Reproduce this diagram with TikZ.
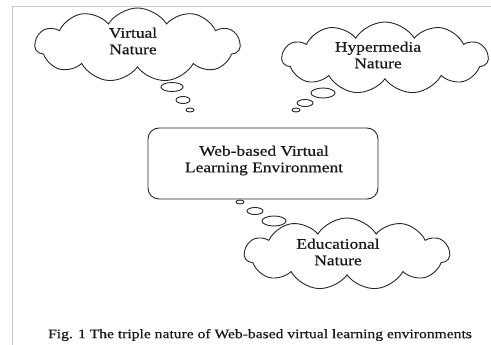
\documentclass[tikz,border=0pt]{standalone}
\usepackage{fontspec}
\setmainfont{Liberation Serif}[FakeStretch=1.2, FakeBold=0.6]
\usetikzlibrary{shapes.symbols,shapes.geometric}
\begin{document}
\begin{tikzpicture}[x=1pt,y=-1pt,
  thought/.style={cloud, draw=black!85, line width=0.9pt, cloud puffs=11,
    cloud puff arc=115, aspect=2.8, inner sep=0pt},
  bubble/.style={ellipse, draw=black!85, line width=0.9pt, inner sep=0pt},
  label/.style={font=\fontsize{14.5}{16.5}\selectfont, align=center, text=black!90},
  framel/.style={draw=black!22, line width=0.8pt}]
\useasboundingbox (0,0) rectangle (491,345);
% page frame
\coordinate (ftl) at (12,6);
\coordinate (ftr) at (491,6);
\coordinate (fbl) at (12,345);
\draw[framel] (fbl) -- (ftl) -- (ftr);

% central box
\node[draw=black!85, line width=0.9pt, rounded corners=11pt,
      minimum width=230pt, minimum height=71pt] (box) at (263,163.5) {};
\node[label] (boxtxt) at (264,160.5) {Web-based Virtual\\Learning Environment};

% clouds
\node[thought, minimum width=205pt, minimum height=74pt] (c1) at (137.5,45) {};
\node[label] (t1) at (133,41) {Virtual\\Nature};
\node[thought, minimum width=206pt, minimum height=72pt] (c2) at (385,58) {};
\node[label] (t2) at (378,55) {Hypermedia\\Nature};
\node[thought, minimum width=205pt, minimum height=72pt] (c3) at (347,254) {};
\node[label] (t3) at (338,252) {Educational\\Nature};

% thought bubbles
\node[bubble, minimum width=22pt, minimum height=9pt] (b11) at (172,87) {};
\node[bubble, minimum width=14pt, minimum height=7pt] (b12) at (183,100) {};
\node[bubble, minimum width=8pt, minimum height=4pt] (b13) at (190,110) {};

\node[bubble, minimum width=24pt, minimum height=10pt] (b21) at (323,93) {};
\node[bubble, minimum width=16pt, minimum height=7pt] (b22) at (305,103) {};
\node[bubble, minimum width=8pt, minimum height=4pt] (b23) at (296,110) {};

\node[bubble, minimum width=8pt, minimum height=4pt] (b31) at (240,202) {};
\node[bubble, minimum width=16pt, minimum height=7pt] (b32) at (255,211) {};
\node[bubble, minimum width=24pt, minimum height=10pt] (b33) at (274,221) {};

% caption
\node[font=\fontsize{13}{15}\selectfont, text=black!90] (cap) at (260,335)
  {Fig. 1 The triple nature of Web-based virtual learning environments};
\end{tikzpicture}
\end{document}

- - -

JOB. Omit every picture, then repeat the remaining data exactly as it appears above.

RESPONSE.
Reproduce this diagram with TikZ.
\documentclass[tikz,border=0pt]{standalone}
\usepackage{fontspec}
\setmainfont{Liberation Serif}[FakeStretch=1.2, FakeBold=0.6]
\usetikzlibrary{shapes.symbols,shapes.geometric}
\begin{document}
\begin{tikzpicture}[x=1pt,y=-1pt,
  thought/.style={cloud, draw=black!85, line width=0.9pt, cloud puffs=11,
    cloud puff arc=115, aspect=2.8, inner sep=0pt},
  bubble/.style={ellipse, draw=black!85, line width=0.9pt, inner sep=0pt},
  label/.style={font=\fontsize{14.5}{16.5}\selectfont, align=center, text=black!90},
  framel/.style={draw=black!22, line width=0.8pt}]
\useasboundingbox (0,0) rectangle (491,345);
% page frame
\coordinate (ftl) at (12,6);
\coordinate (ftr) at (491,6);
\coordinate (fbl) at (12,345);
\draw[framel] (fbl) -- (ftl) -- (ftr);

% central box
\node[draw=black!85, line width=0.9pt, rounded corners=11pt,
      minimum width=230pt, minimum height=71pt] (box) at (263,163.5) {};
\node[label] (boxtxt) at (264,160.5) {Web-based Virtual\\Learning Environment};

% clouds
\node[thought, minimum width=205pt, minimum height=74pt] (c1) at (137.5,45) {};
\node[label] (t1) at (133,41) {Virtual\\Nature};
\node[thought, minimum width=206pt, minimum height=72pt] (c2) at (385,58) {};
\node[label] (t2) at (378,55) {Hypermedia\\Nature};
\node[thought, minimum width=205pt, minimum height=72pt] (c3) at (347,254) {};
\node[label] (t3) at (338,252) {Educational\\Nature};

% thought bubbles
\node[bubble, minimum width=22pt, minimum height=9pt] (b11) at (172,87) {};
\node[bubble, minimum width=14pt, minimum height=7pt] (b12) at (183,100) {};
\node[bubble, minimum width=8pt, minimum height=4pt] (b13) at (190,110) {};

\node[bubble, minimum width=24pt, minimum height=10pt] (b21) at (323,93) {};
\node[bubble, minimum width=16pt, minimum height=7pt] (b22) at (305,103) {};
\node[bubble, minimum width=8pt, minimum height=4pt] (b23) at (296,110) {};

\node[bubble, minimum width=8pt, minimum height=4pt] (b31) at (240,202) {};
\node[bubble, minimum width=16pt, minimum height=7pt] (b32) at (255,211) {};
\node[bubble, minimum width=24pt, minimum height=10pt] (b33) at (274,221) {};

% caption
\node[font=\fontsize{13}{15}\selectfont, text=black!90] (cap) at (260,335)
  {Fig. 1 The triple nature of Web-based virtual learning environments};
\end{tikzpicture}
\end{document}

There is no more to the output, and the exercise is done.